Premiere SNF New York
Stayin’ Alive: Hollywood’s disco hit boogies to Broadway (by Richard Zoglin)
In its quest for Broadway respect, “Saturday Night Fever” has done almost everything wrong. It’s a big, splashy musical trying to replicate a hit movie, a pretty crass way to make a buck. Its director, Arlene Phillips, is better known for staging extravaganzas in Las Vegas.
From the 1st. Nov issue 1999 of Time Magazine about the reviews on SNF in NY.
The show is loud and pushy and panders to the crowd shamelessly.
Worse, it overcame critical hoots to become a smash in London, a feat it now has the audacity to think it can repeat in New York City.

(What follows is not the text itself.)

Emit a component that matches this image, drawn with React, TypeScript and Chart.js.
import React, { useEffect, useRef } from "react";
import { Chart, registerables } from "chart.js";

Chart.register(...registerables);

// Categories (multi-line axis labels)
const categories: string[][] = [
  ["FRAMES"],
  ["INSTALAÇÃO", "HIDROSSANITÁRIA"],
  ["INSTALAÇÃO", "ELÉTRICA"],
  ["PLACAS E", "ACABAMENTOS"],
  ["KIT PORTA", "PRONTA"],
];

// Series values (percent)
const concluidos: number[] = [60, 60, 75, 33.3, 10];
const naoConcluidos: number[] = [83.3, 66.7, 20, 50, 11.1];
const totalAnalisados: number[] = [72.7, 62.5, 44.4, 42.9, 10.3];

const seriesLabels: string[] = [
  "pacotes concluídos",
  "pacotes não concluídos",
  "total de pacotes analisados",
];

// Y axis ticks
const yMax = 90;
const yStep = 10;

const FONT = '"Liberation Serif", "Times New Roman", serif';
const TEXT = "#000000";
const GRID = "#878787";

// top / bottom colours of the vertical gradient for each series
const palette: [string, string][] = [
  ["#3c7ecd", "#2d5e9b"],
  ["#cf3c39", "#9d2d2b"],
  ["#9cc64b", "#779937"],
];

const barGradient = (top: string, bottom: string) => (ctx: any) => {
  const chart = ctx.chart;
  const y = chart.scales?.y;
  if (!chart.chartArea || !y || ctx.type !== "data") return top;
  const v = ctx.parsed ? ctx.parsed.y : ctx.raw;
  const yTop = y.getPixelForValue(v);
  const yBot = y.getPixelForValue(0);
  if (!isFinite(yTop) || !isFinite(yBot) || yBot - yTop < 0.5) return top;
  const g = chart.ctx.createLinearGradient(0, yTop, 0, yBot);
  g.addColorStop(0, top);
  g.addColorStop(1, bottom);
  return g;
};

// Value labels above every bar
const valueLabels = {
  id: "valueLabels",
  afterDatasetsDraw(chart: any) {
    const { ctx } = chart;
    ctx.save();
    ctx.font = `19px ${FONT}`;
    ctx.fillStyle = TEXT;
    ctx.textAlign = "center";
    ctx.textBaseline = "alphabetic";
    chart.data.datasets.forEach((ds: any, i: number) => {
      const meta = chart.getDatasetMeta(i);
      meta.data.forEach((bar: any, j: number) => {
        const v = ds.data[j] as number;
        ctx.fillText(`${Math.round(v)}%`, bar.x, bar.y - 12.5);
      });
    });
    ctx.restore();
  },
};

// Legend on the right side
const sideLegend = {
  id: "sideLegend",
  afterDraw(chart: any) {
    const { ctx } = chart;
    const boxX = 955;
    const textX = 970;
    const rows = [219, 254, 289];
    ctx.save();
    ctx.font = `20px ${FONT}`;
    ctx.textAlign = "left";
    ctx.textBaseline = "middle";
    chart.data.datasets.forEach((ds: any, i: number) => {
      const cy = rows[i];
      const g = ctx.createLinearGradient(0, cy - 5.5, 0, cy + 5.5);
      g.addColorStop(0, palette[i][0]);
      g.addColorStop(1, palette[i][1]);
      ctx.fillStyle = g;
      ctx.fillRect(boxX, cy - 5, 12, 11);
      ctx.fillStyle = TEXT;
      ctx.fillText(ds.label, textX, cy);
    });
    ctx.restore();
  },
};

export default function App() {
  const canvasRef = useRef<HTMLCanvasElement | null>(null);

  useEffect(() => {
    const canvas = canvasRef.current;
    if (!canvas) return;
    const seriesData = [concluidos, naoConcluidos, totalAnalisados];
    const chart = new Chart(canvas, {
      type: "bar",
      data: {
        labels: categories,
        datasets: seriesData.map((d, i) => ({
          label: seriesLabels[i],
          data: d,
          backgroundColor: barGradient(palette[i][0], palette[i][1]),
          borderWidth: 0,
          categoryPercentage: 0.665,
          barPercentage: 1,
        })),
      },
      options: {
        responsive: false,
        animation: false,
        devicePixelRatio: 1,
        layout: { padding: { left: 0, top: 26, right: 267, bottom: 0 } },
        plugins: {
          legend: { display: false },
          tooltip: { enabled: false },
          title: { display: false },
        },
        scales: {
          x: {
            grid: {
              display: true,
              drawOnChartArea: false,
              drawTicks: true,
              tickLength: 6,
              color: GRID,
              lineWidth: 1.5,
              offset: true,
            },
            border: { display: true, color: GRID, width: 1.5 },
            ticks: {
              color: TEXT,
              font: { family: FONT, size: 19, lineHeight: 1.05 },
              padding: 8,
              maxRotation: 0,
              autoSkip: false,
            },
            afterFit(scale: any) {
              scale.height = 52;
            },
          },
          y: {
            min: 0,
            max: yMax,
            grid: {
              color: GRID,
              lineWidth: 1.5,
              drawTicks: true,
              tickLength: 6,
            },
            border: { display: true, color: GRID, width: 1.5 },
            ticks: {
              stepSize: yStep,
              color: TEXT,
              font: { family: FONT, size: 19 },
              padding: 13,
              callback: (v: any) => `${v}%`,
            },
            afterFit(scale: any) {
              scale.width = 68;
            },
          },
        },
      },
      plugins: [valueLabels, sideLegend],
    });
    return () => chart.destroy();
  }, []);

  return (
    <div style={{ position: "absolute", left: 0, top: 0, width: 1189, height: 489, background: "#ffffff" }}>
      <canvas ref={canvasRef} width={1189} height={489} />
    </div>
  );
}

But here’s the knotty question: Is it possible to recognize a show’s base commercial motives and still have a good time? In this case, yes. “Fever” has faithfully reproduced the 1977 John Travolta movie about a working-class Brooklyn kid with big dreams and hot dance moves, with the familiar Bee Gees music (including two new songs written by the Gibb brothers) integrated into the story. One of the pleasant surprises is how well these numbers sound in the theater; “How Deep Is Your Love” becomes a richly layered love duet; “What Kind of Fool” is a passionate expression of loss; and “Night Fever” is, well, a blast.
he staging is crisp and energetic, with well-drilled ensemble work and a nifty reproduction of the Verrazano-Narrows Bridge.
James Carpinello, as Tony, doesn’t have a voice to swoon over, but he’s got the moves, while Orfeh (just the one name, thank you) is husky-voiced stunner as Annette, the good girl who wants to be bad.
There’s some grit along with the glitz-a guy commits suicide, a girl is gang-banged in the backseat of a car, and the hero’s big victory is spoiled by the fact that he doesn’t deserve it.
But mostly this is a cheery pop-rocket that lights up the stage the way disco lit up the 70’s. And disco never got much respect either.